Address
- 2113 6th Street High Island, Texas, 77623 United States
- Coordinates: 29°33′46″N 94°23′27″W﻿ / ﻿29.5628°N 94.3909°W

District information
- Type: Public
- Grades: PK–12
- Schools: 1
- NCES District ID: 4823160

Students and staff
- Students: 159 (2023–2024)
- Teachers: 14.41 (on an FTE basis) (2023–2024)
- Staff: 13.70 (on an FTE basis) (2023–2024)
- Student–teacher ratio: 11.03 (2023–2024)

Other information
- Website: www.highislandisd.com

= High Island Independent School District =

School district in Texas, United States

High Island Independent School District is a public school district based in unincorporated Galveston County, Texas, United States.

HIISD serves the communities of Caplen, High Island, and Gilchrist on the Bolivar Peninsula.

==History==

Circa 2003 some Bolivar Peninsula residents in the Galveston Independent School District (GISD) portion who were dissatisfied with the Crenshaw School, the then-two-campus GISD K-8 school on the peninsula, sent their children to High Island schools. Crenshaw was rebuilt as a single campus in 2005.
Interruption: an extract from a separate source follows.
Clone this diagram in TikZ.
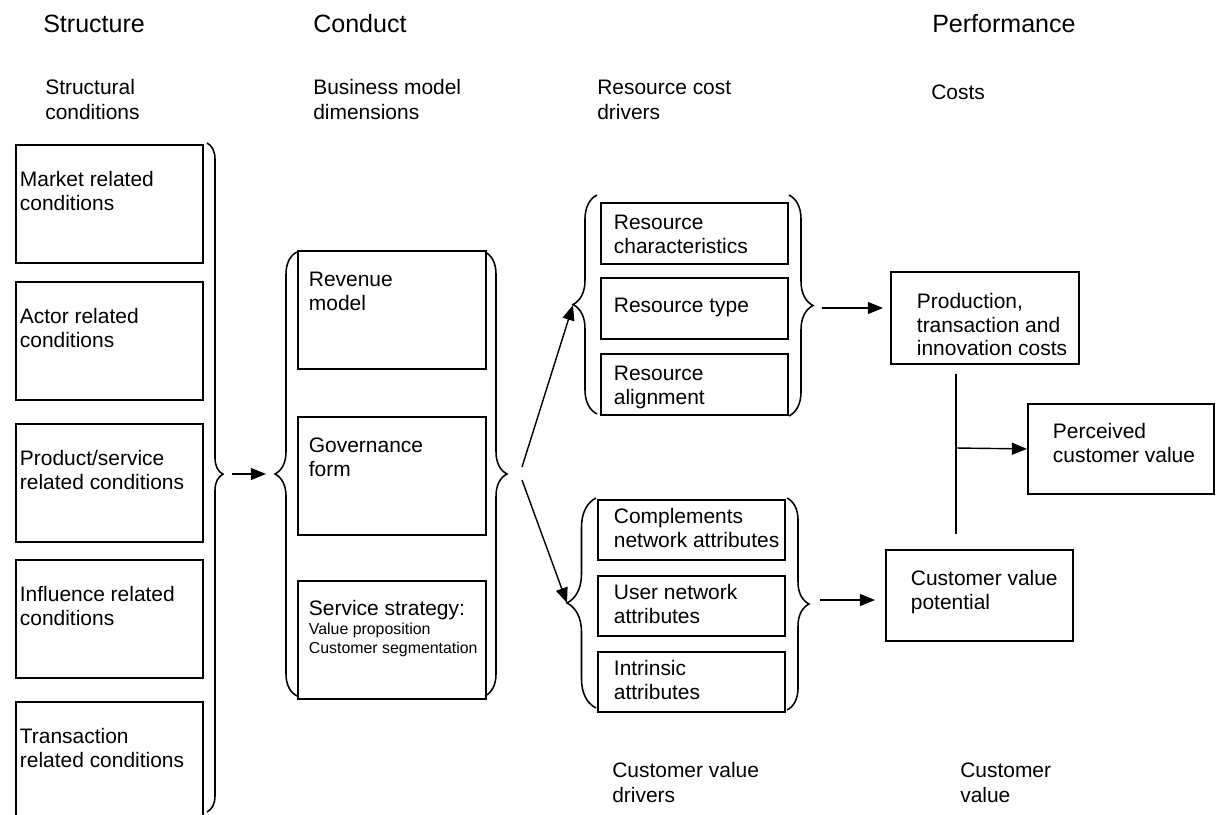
\documentclass[tikz,border=0pt]{standalone}
\usepackage{fontspec}
\setmainfont{Liberation Sans}
\usetikzlibrary{arrows.meta, calc, decorations.pathreplacing}

\newcommand\bodyfont{\fontsize{14.9}{16.7}\selectfont}
\newcommand\labfont{\fontsize{14.9}{17.8}\selectfont}
\newcommand\headfont{\fontsize{17.8}{20}\selectfont}
\newcommand\notefont{\fontsize{11.3}{13.5}\selectfont}

\begin{document}
\begin{tikzpicture}[
  x=0.025cm, y=-0.025cm,
  box/.style={draw, line width=1.3pt, anchor=north west, inner sep=0pt,
              align=left, font=\bodyfont, text width=4.675cm},
  lskip/.style={execute at begin node={\leftskip=#1\spaceskip=0pt\xspaceskip=0pt}},
  cond/.style={box, lskip=0.1cm, text height=1.05cm, text depth=1.9cm},      % structural conditions
  dim/.style={box, lskip=0.275cm, text width=4.7cm,
              text height=0.9cm, text depth=2.05cm},                         % business model dimensions
  rcd/.style={box, lskip=0.325cm, text height=0.675cm, text depth=0.85cm},  % resource cost drivers
  cvd/.style={box, lskip=0.4cm, text height=0.6cm, text depth=0.9cm},       % customer value drivers
  perf/.style={box, lskip=0.625cm, text depth=1.375cm},                     % performance
  head/.style={anchor=base west, inner sep=0pt, text width=5cm, align=left,
               font=\headfont, lskip=0pt},
  lab/.style={head, font=\labfont},
  curly/.style={decorate, decoration={brace, amplitude=#1}, line width=1.1pt},
  arr/.style={-{Triangle[length=3.8mm, width=3mm]}, line width=1pt},
  link/.style={line width=1pt},
]
  \useasboundingbox (0,0) rectangle (1220,814);
  \clip (0,0) rectangle (1220,814);

  % ---- headings ----
  \node[head] (s-head) at (43,33)  {Structure};
  \node[head] (c-head) at (313,33) {Conduct};
  \node[head] (p-head) at (932,33) {Performance};

  \node[lab] (sc-lab) at (45,94.5)  {Structural\\conditions};
  \node[lab] (bm-lab) at (313,94.5) {Business model\\dimensions};
  \node[lab] (rc-lab) at (597,94.5) {Resource cost\\drivers};
  \node[lab] (co-lab) at (931,100)  {Costs};
  \node[lab] (cv-lab) at (612,777)  {Customer value\\drivers};
  \node[lab] (cu-lab) at (960,777)  {Customer\\value};

  % ---- structural conditions ----
  \node[cond] (mkt)    at (15,144) {Market related\\conditions};
  \node[cond] (actor)  at (15,281) {Actor related\\conditions};
  \node[cond] (prodsv) at (15,423) {Product/service\\related conditions};
  \node[cond] (infl)   at (15,559) {Influence related\\conditions};
  \node[cond, text depth=2.2cm] (trans) at (15,701) {Transaction\\related conditions};

  % ---- business model dimensions ----
  \node[dim] (rev)  at (297,250) {Revenue\\model};
  \node[dim] (gov)  at (297,416) {Governance\\form};
  \node[dim, text height=0.86cm, text depth=2.09cm] (serv) at (297,580)
    {Service strategy:\\\notefont Value proposition\\Customer segmentation\par};

  % ---- resource cost drivers ----
  \node[rcd] (rchar) at (600,202) {Resource\\characteristics};
  \node[rcd, text height=0.875cm, text depth=0.65cm] (rtype) at (600,277) {Resource type};
  \node[rcd] (ralign) at (600,353) {Resource\\alignment};

  % ---- customer value drivers ----
  \node[cvd] (compl) at (597,499) {Complements\\network attributes};
  \node[cvd] (user)  at (597,575) {User network\\attributes};
  \node[cvd] (intr)  at (597,651) {Intrinsic\\attributes};

  % ---- performance ----
  \node[perf, lskip=0.65cm, text width=4.7cm, text height=0.925cm] (prod) at (890,271)
    {Production,\\transaction and\\innovation costs};
  \node[perf, text width=4.65cm, text height=0.875cm] (perc) at (1027,403)
    {Perceived\\customer value};
  \node[perf, text height=0.9cm] (cvp) at (885,549) {Customer value\\potential};

  % ---- braces ----
  \draw[curly=0.4cm, decoration={aspect=0.495}] (207,143) -- (207,812);   % structure
  \draw[curly=0.55cm] (297,696) -- (297,252);                              % conduct, in
  \draw[curly=0.55cm] (485,252) -- (485,696);                              % conduct, out
  \draw[curly=0.6cm] (597,414) -- (597,195);                               % cost drivers, in
  \draw[curly=0.6cm] (789,195) -- (789,416);                               % cost drivers, out
  \draw[curly=0.725cm] (596,708) -- (596,498);                             % value drivers, in
  \draw[curly=0.55cm] (787,498) -- (787,710);                              % value drivers, out

  \coordinate (sc-out) at (223,474);
  \coordinate (bm-in)  at (275,474);
  \coordinate (bm-out) at (507,474);
  \coordinate (rc-in)  at (573,305);
  \coordinate (rc-out) at (813,305);
  \coordinate (cv-in)  at (567,603);
  \coordinate (cv-out) at (809,604);
  \coordinate (jt)     at (956,448);

  % ---- arrows ----
  \draw[arr] ($(sc-out)+(9,0)$) -- ($(bm-in)+(-9,0)$);
  \draw[arr] ($(bm-out)+(15,-7)$) -- (rc-in);
  \draw[arr] ($(bm-out)+(15,6)$) -- (cv-in);
  \draw[arr] ($(rc-out)+(9,3)$) -- ($(rc-out -| prod.west)+(-7,3)$);
  \draw[arr] ($(cv-out)+(11,-4)$) -- ($(cv-out -| cvp.west)+(-10,-4)$);
  \draw[link] ($(prod.south west)+(66,9)$) -- ($(cvp.north west)+(71,-15)$);
  \draw[arr] (jt) -- (perc.west);
\end{tikzpicture}
\end{document}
The school district lost approximately 15% of its students in 2008 due to homes and residences destroyed by Hurricane Ike In the fall of 2009, the district reported an enrollment of 186 students.

As of the 2023–2024 school year, the district's student population was 159 students, with a student-to-teacher ratio of approximately 11:3.

==Academic achievement==
In 2009, the school district was rated "academically acceptable" by the Texas Education Agency.

==Schools==
- High Island School (PK-12)

==Special programs==

===Athletics===
High Island High School plays six-man football.